We've spent 100 years creating companies that grow because addiction works. It's gonna take a concerted, societal effort to disconnect addiction and incentives.


And commercial food producers make their products more addictive too... How about the tobacco industry? How about illicit drugs? Porn?

At some point you need to talk about personal responsibility...


The problem is that what is addictive to someone is harmless for someone other. You cannot ban everything that makes someone addicted.

When you have a market niche - then sooner or later it will be filled. It does not make much sense to blame "concrete companies" - because once you close them they will be replaced by others. You need to make laws that would close the niche of providing the 'particular types of services that are problematic' entirely. And making those laws is difficult - because forbidding something always limits the freedom. There are lots of people here who believe that drugs should be legal.

And it is internet and smartphones that created these market niches putting us into that awkward position.

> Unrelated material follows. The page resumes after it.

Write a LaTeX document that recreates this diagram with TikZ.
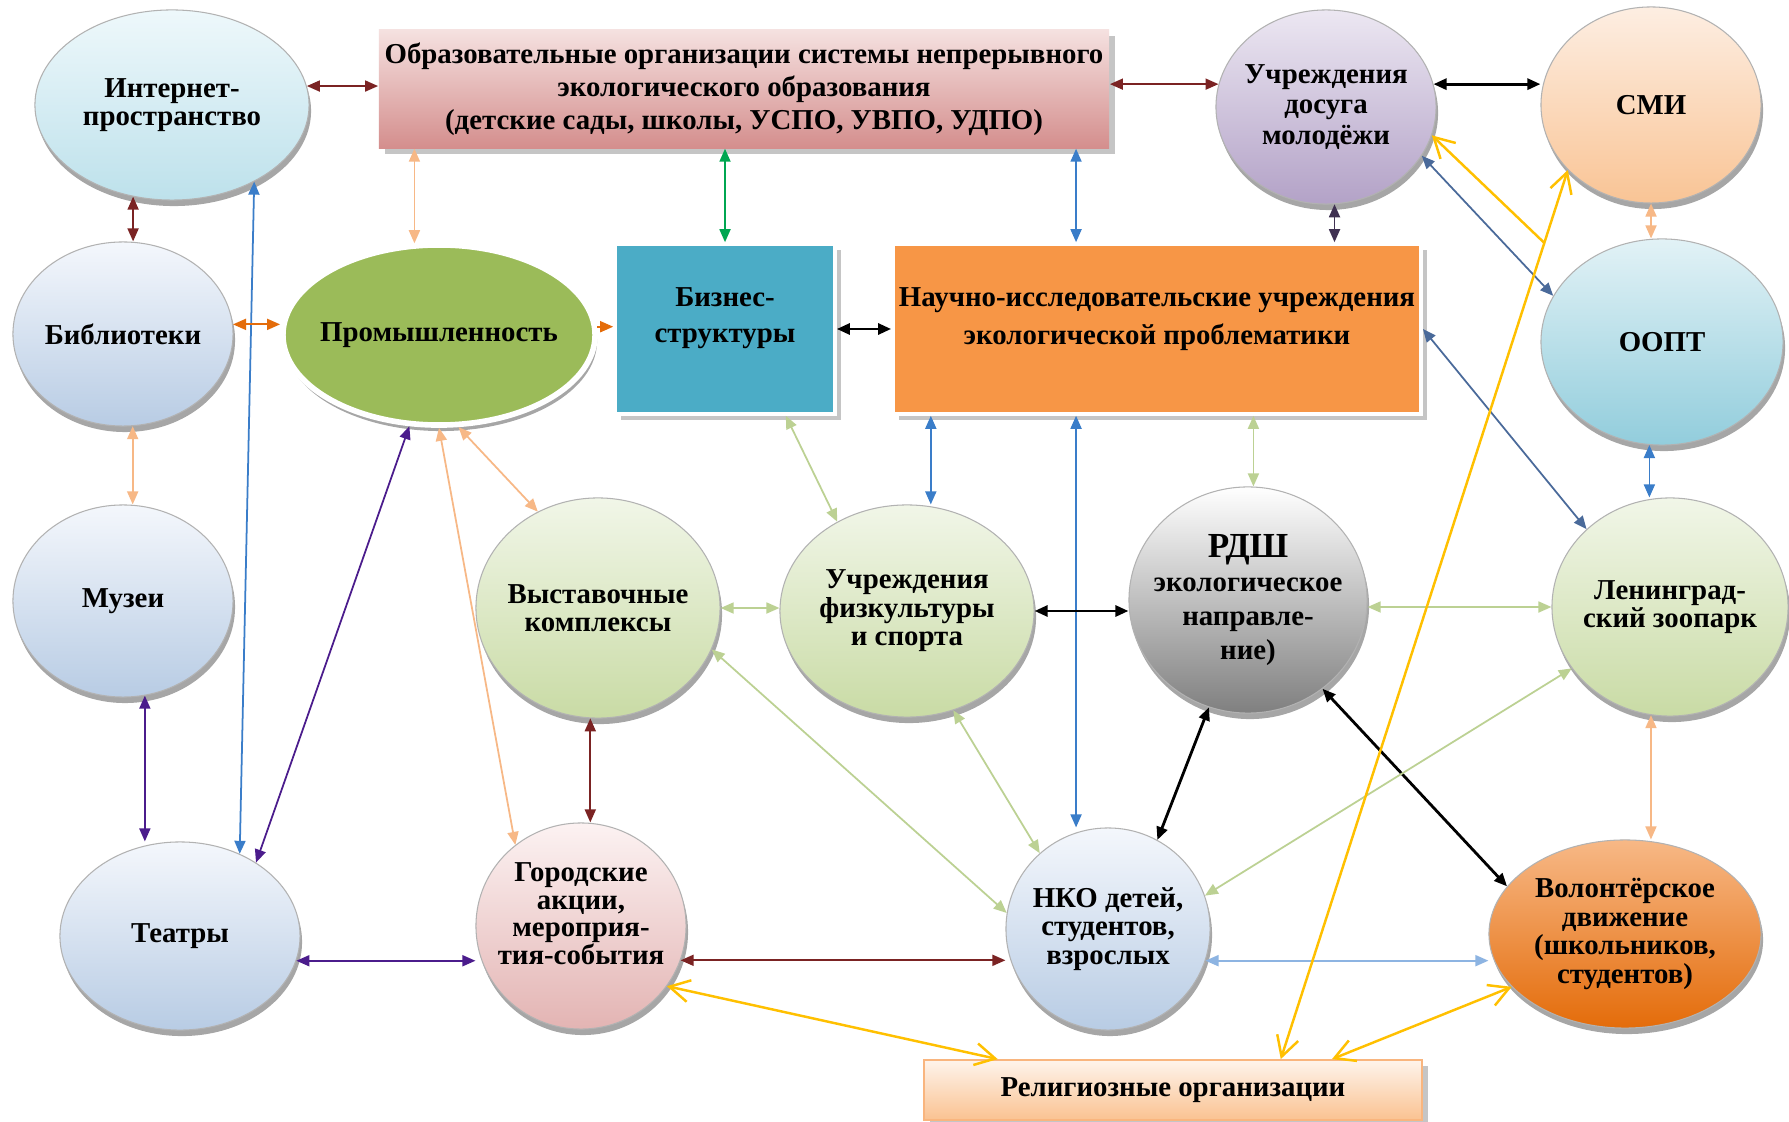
\documentclass[tikz,border=0pt]{standalone}
\usepackage{fontspec}
\setmainfont{Liberation Serif}
\usetikzlibrary{shapes.geometric,arrows.meta,shadows,calc}

\definecolor{wine}{HTML}{7B2323}
\definecolor{apricot}{HTML}{F7B886}
\definecolor{jade}{HTML}{00A651}
\definecolor{azure}{HTML}{3A7DC9}
\definecolor{slate}{HTML}{4A6A9A}
\definecolor{plum}{HTML}{403152}
\definecolor{rust}{HTML}{E46C0A}
\definecolor{grape}{HTML}{4B1C8C}
\definecolor{sage}{HTML}{BCD193}
\definecolor{mist}{HTML}{8DB4E2}
\definecolor{amber}{HTML}{FFC000}
\definecolor{inettop}{HTML}{EEF8FB}
\definecolor{inetbot}{HTML}{BDE1EB}
\definecolor{steeltop}{HTML}{F4F7FC}
\definecolor{steelbot}{HTML}{B8CCE4}
\definecolor{lilactop}{HTML}{ECE7F2}
\definecolor{lilacbot}{HTML}{B3A2C7}
\definecolor{peachtop}{HTML}{FDEEE2}
\definecolor{peachbot}{HTML}{F9C495}
\definecolor{leaf}{HTML}{9BBB59}
\definecolor{lagoon}{HTML}{4BACC6}
\definecolor{tangerine}{HTML}{F79646}
\definecolor{aquatop}{HTML}{E2F2F6}
\definecolor{aquabot}{HTML}{92CDDC}
\definecolor{mosstop}{HTML}{F1F6E8}
\definecolor{mossbot}{HTML}{C9DBA5}
\definecolor{rosetop}{HTML}{FCF2F2}
\definecolor{rosebot}{HTML}{E3B4B3}
\definecolor{obrtop}{HTML}{F5E1E0}
\definecolor{obrbot}{HTML}{D48E8D}
\definecolor{religtop}{HTML}{FEF4EC}
\definecolor{religbot}{HTML}{FAC291}

\begin{document}
\begin{tikzpicture}[x=0.01cm,y=-0.01cm,
    font={\bfseries\fontsize{8.2}{8.1}\selectfont},
    oval/.style={ellipse,draw=gray!60,line width=0.3pt,inner sep=-1.5mm,align=center,
      drop shadow={shadow xshift=0.2mm,shadow yshift=-0.6mm,opacity=0.35,fill=black}},
    plate/.style={rectangle,inner sep=0pt,align=center,font={\bfseries\fontsize{8.2}{9.4}\selectfont},
      drop shadow={shadow xshift=0.6mm,shadow yshift=-0.6mm,opacity=0.45,fill=gray}},
    link/.style={line width=0.5pt,{Triangle[length=1.3mm,width=1.1mm]}-{Triangle[length=1.3mm,width=1.1mm]}},
    bold link/.style={link,line width=0.8pt},
    faith/.style={draw=amber,line width=0.7pt,{Straight Barb[length=2mm,width=2.2mm]}-{Straight Barb[length=2mm,width=2.2mm]}}]
  \path[use as bounding box,fill=white] (0,0) rectangle (1789,1122);

  \node[oval,minimum width=2.74cm,minimum height=1.9cm,top color=inettop,bottom color=inetbot] (inet) at (172,105) {Интернет-\\пространство};
  \node[plate,minimum width=7.3cm,minimum height=1.18cm,top color=obrtop,bottom color=obrbot] (obr) at (744,89) {Образовательные организации системы непрерывного\\экологического образования\\(детские сады, школы, УСПО, УВПО, УДПО)};
  \node[oval,minimum width=2.2cm,minimum height=1.94cm,top color=lilactop,bottom color=lilacbot,font={\bfseries\fontsize{8.2}{8.6}\selectfont}] (dosug) at (1326,107) {Учреждения\\досуга\\молодёжи};
  \node[oval,minimum width=2.2cm,minimum height=1.96cm,top color=peachtop,bottom color=peachbot] (smi) at (1651,105) {СМИ};
  \node[oval,minimum width=2.2cm,minimum height=1.84cm,top color=steeltop,bottom color=steelbot] (bibl) at (123,334) {Библиотеки};
  \node[oval,minimum width=3.12cm,minimum height=1.8cm,fill=leaf,draw=white,line width=1.6pt] (prom) at (439,335) {Промышленность};
  \node[plate,minimum width=2.2cm,minimum height=1.7cm,fill=lagoon,draw=white,line width=1pt,text depth=8pt] (biz) at (725,329) {Бизнес-\\[1pt]структуры};
  \node[plate,minimum width=5.28cm,minimum height=1.7cm,fill=tangerine,draw=white,line width=1pt,text depth=7.5pt] (nauch) at (1157,329) {Научно-исследовательские учреждения\\[1.3pt]экологической проблематики};
  \node[oval,minimum width=2.42cm,minimum height=2.06cm,top color=aquatop,bottom color=aquabot] (oopt) at (1662,342) {ООПТ};
  \node[oval,minimum width=2.2cm,minimum height=1.92cm,top color=steeltop,bottom color=steelbot] (muz) at (123,601) {Музеи};
  \node[oval,minimum width=2.44cm,minimum height=2.2cm,top color=mosstop,bottom color=mossbot] (vyst) at (598,608) {Выставочные\\комплексы};
  \node[oval,minimum width=2.54cm,minimum height=2.12cm,top color=mosstop,bottom color=mossbot] (fizk) at (907,611) {Учреждения\\физкультуры\\и спорта};
  \node[oval,minimum width=2.38cm,minimum height=2.26cm,top color=white,bottom color=gray,font={\bfseries\fontsize{8.2}{9.6}\selectfont}] (rdsh) at (1248,600) {{\fontsize{10}{10}\selectfont РДШ}\\экологическое\\направле-\\ние)};
  \node[oval,minimum width=2.36cm,minimum height=2.18cm,top color=mosstop,bottom color=mossbot] (zoo) at (1670,607) {Ленинград-\\ский зоопарк};
  \node[oval,minimum width=2.4cm,minimum height=1.88cm,top color=steeltop,bottom color=steelbot] (teatr) at (180,936) {Театры};
  \node[oval,minimum width=2.1cm,minimum height=2.06cm,top color=rosetop,bottom color=rosebot,font={\bfseries\fontsize{8.2}{7.8}\selectfont},text depth=7pt] (gorod) at (581,926) {Городские\\акции,\\мероприя-\\тия-события};
  \node[oval,minimum width=2.04cm,minimum height=2.02cm,top color=steeltop,bottom color=steelbot] (nko) at (1108,929) {НКО детей,\\студентов,\\взрослых};
  \node[oval,minimum width=2.72cm,minimum height=1.88cm,top color=apricot,middle color=tangerine,bottom color=rust] (volont) at (1625,934) {Волонтёрское\\движение\\(школьников,\\студентов)};
  \node[plate,minimum width=4.97cm,minimum height=0.6cm,top color=religtop,bottom color=religbot,draw=tangerine!70,line width=0.5pt] (relig) at (1173,1090) {Религиозные организации};

  \draw[link,wine] (inet.8) -- (inet.8 -| obr.west);
  \draw[link,wine] (obr.east |- dosug.168) -- (dosug.168);
  \draw[bold link,black] (dosug.12) -- (dosug.12 -| smi.west);
  \draw[link,wine] (inet.247) -- (inet.247 |- bibl.north);
  \draw[link,apricot] (prom.105) -- (prom.105 |- obr.south);
  \draw[link,jade] (biz.north) -- (biz.north |- obr.south);
  \draw[link,azure] (nauch.133) -- (nauch.133 |- obr.south);
  \draw[link,plum] (dosug.275) -- (dosug.275 |- nauch.north);
  \draw[link,apricot] (smi.south) -- (smi.south |- oopt.north);
  \draw[link,slate] (dosug.333) -- (oopt.157);
  \draw[link,slate] (nauch.east) -- (zoo.137);
  \draw[link,azure] (oopt.263) -- (oopt.263 |- zoo.north);
  \draw[link,azure] (inet.317) -- (teatr.54);
  \draw[link,rust] (bibl.5) -- (bibl.5 -| prom.west);
  \draw[rust,line width=0.5pt,-{Triangle[length=1.3mm,width=1.1mm]}] (prom.3) -- (prom.3 -| biz.west);
  \draw[bold link,black] (biz.east) -- (nauch.west);
  \draw[link,apricot] (bibl.276) -- (bibl.276 |- muz.north);
  \draw[link,grape] (muz.283) -- (muz.283 |- teatr.north);
  \draw[link,grape] (prom.252) -- (teatr.44);
  \draw[link,apricot] (prom.282) -- (vyst.122);
  \draw[link,apricot] (prom.south) -- (gorod.129);
  \draw[link,sage] (biz.305) -- (fizk.128);
  \draw[link,azure] (nauch.201) -- (nauch.201 |- fizk.north);
  \draw[link,azure] (nauch.227) -- (nauch.227 |- nko.north);
  \draw[link,sage] (nauch.318) -- (nauch.318 |- rdsh.north);
  \draw[link,sage] (vyst.east) -- (vyst.east -| fizk.west);
  \draw[bold link,black] (fizk.east) -- (fizk.east -| rdsh.west);
  \draw[link,sage] (rdsh.east |- zoo.west) -- (zoo.west);
  \draw[link,wine] (vyst.266) -- (vyst.266 |- gorod.north);
  \draw[link,sage] (vyst.340) -- (nko.171);
  \draw[link,sage] (fizk.295) -- (nko.132);
  \draw[bold link,black] (rdsh.250) -- (nko.61);
  \draw[bold link,black] (rdsh.310) -- (volont.158);
  \draw[link,sage] (zoo.212) -- (nko.19);
  \draw[link,apricot] (zoo.260) -- (zoo.260 |- volont.north);
  \draw[link,grape] (teatr.348) -- (teatr.348 -| gorod.west);
  \draw[link,wine] (gorod.341) -- (gorod.341 -| nko.west);
  \draw[link,mist] (nko.342) -- (nko.342 -| volont.west);
  \draw[faith] (relig.170) -- (gorod.325);
  \draw[faith] (relig.11) -- (volont.205);
  \draw[faith] (relig.16) -- (smi.218);
  \coordinate (fork) at ($(relig.16)!.918!(smi.218)$);
  \draw[faith,-{Straight Barb[length=2mm,width=2.2mm]}] (fork) -- (dosug.345);
\end{tikzpicture}
\end{document}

It is also practical to focus talk on them - because there are concrete advice on how to configure your (or your children) smartphone (or internet connection) to make it less addictive. It is something that can be done without any collective action problems.


What should we make of this? A successful business model? A warning sign that humans can't control themselves in the face of addictive products? Or just another fad, to be replaced by another fad in a short time?